23 October 2012

Worse than cold sores.



Sir John Edward of Lawson infected me (like I always knew he would,) and now it's my turn to spread the disease. Basically, it involves searching for the first  use of the word “look” in your work in progress, then pasting that paragraph, and those immediately before and after, into a blog post, after which you spread the disease to five other authors.   

 

This is from the very, very beginning of THE REVELATIONS OF PRESTON BLACK, a little alt newspaper article about an upcoming show. Kind of tells us a little about Katy and Preston since last we saw them.

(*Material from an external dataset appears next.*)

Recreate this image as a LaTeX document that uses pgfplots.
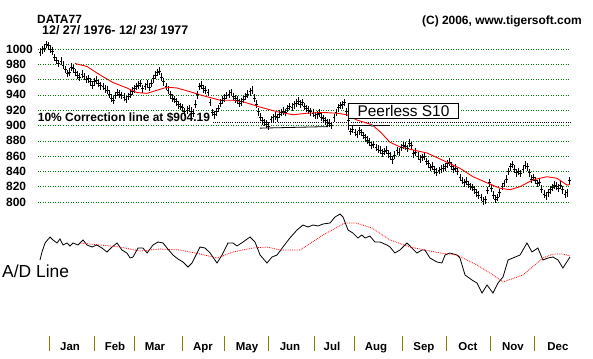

     From the moment she walks across that stage, you know Katy Stefanic is the kind of girl you could fall in love with. Though romantically involved but not married, the pair play off of each other like they have been attached at the hip for no less than twenty years, instantaneously responding to frequent and impulsive key and tempo changes. Call me jaded, but watching Stefanic and Black work the aural space over the crowd mesmerized me in a way only more seasoned acts have been able to do in recent years. Except for the random, "Marry me, Katy," (or, "Call me, Preston,") the crowd remains stone silent during ballads and quiet instrumentals. Even more curious is the way audience responds to the mix of old time throw-down melodies and punk-fast tempos with fists in the air and good old-fashioned foot stomping. And when the lights came up for the first encore the frenzied crowd responded like Joe Strummer himself  was going to join them for a song or two.
     I had a chance to talk to Stefanic and Black after their show in D.C. last Saturday and asked them about their relationship and how it affected their musical development. Preston was more than content to let his beloved Katy do most of the talking. With a wide smile, she folded her  hands over her knee and explained, "Sharing music with somebody is a lot like sharing a bed. After a while you start to know when something's building, when things are going to sour, when the temperature's going to change with just a look."
     Preston added, "It's like yinz and y'all. Same language, just different ways of saying things. What the audience hears is where we meet in the middle."